This book addresses controversies concerning the epistemological foundations of data science: Is it a genuine science? Or is data science merely some inferior practice that can at best contribute to the scientific enterprise, but cannot stand on its own? The author proposes a coherent conceptual framework with which these questions can be rigorously addressed.
Readers will discover a defense of inductivism and consideration of the arguments against it: an epistemology of data science more or less by definition has to be inductivist, given that data science starts with the data. As an alternative to enumerative approaches, the author endorses Federica Russo's recent call for a variational rationale in inductive methodology. Chapters then address some of the key concepts of an inductivist methodology including causation, probability and analogy, before outlining an inductivist framework.

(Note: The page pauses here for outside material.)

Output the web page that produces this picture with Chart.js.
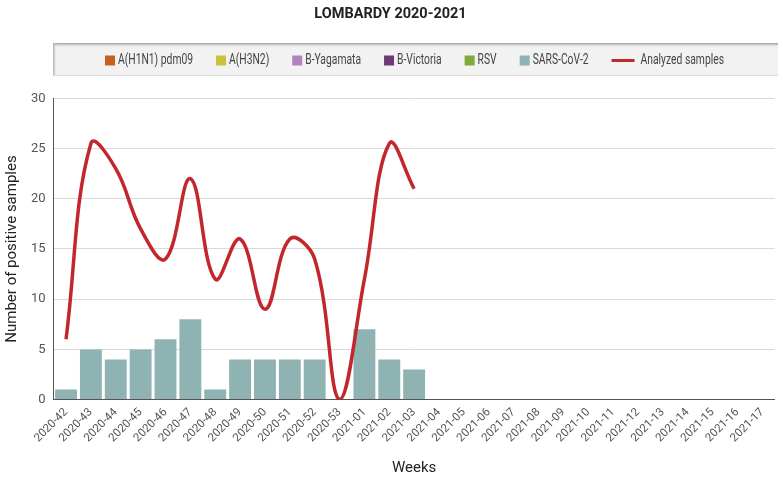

The inductivist framework is shown to be adequate and useful for an analysis of the epistemological foundations of data science. The author points out that many aspects of the variational rationale are present in algorithms commonly used in data science. Introductions to algorithms and brief case studies of successful data science such as machine translation are included. Data science is located with reference to several crucial distinctions regarding different kinds of scientific practices, including between exploratory and theory-driven experimentation, and between phenomenological and theoretical science.
Computer scientists, philosophers and data scientists of various disciplines will find this philosophical perspective and conceptual framework of great interest, especially as a starting point for further in-depth analysis of algorithms used in data science.